As an active political journalist in the Republic of Moldova, I have been closely following the street protests in neighboring Romania, which are the largest of its kind since the fall of communism.
I was born after the Revolution of 1989, so I can’t know what that movement must have felt like. What I do know is that Romanians united then to bring down the totalitarian regime of Nicolae Ceaușescu and they are rallying now to rid themselves of another “red plague”, namely the Social Democratic Party.
The largest in the country, the party currently rules in coalition with the center-right liberals. One of the first acts of this new government when it came to power in January was to pardon non-violent offenders and decriminalize low-level abuses of office in cases where the damages were less than 200,000 leu, or €44,000.
The measures would have made a mockery of anti-corruption efforts in the EU member state.
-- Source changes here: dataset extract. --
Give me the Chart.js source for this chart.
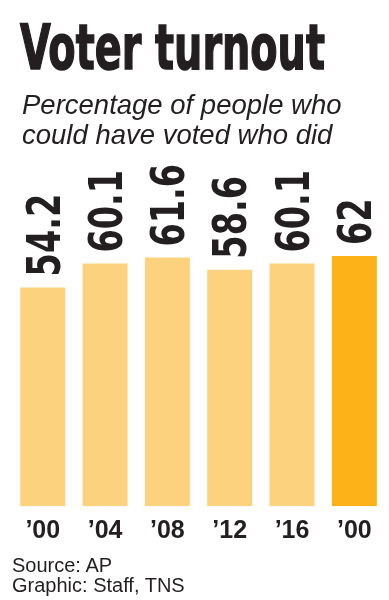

Some 5,000 Romanians initially took to the streets of Bucharest to protest the ordinance, which the government meant to enact without input from parliament and despite negative opinions from judges and the prosecutors. Their ranks quickly swelled to the tens and then hundreds of thousands.
In early February, the government backed down and said it would repeal the measures. The responsible justice minister, Florin Iordache, stepped down. Yet Romanians continue to brave freezings colds to demonstrate against corruption generally.
There have also been protests in the Romanian diaspora, including in Austria, Italy and Spain.
As a dual Romanian citizen, I watch these protests with enormous pride. The people of Romania are tired of being led by corrupt politicians and needing to leave their country for a better life. They deserve better.
Let these protests be the start of a new chapter in Romanian history: the beginning of a civic and truly European Romania, in which the people can create a better future for themselves and their children.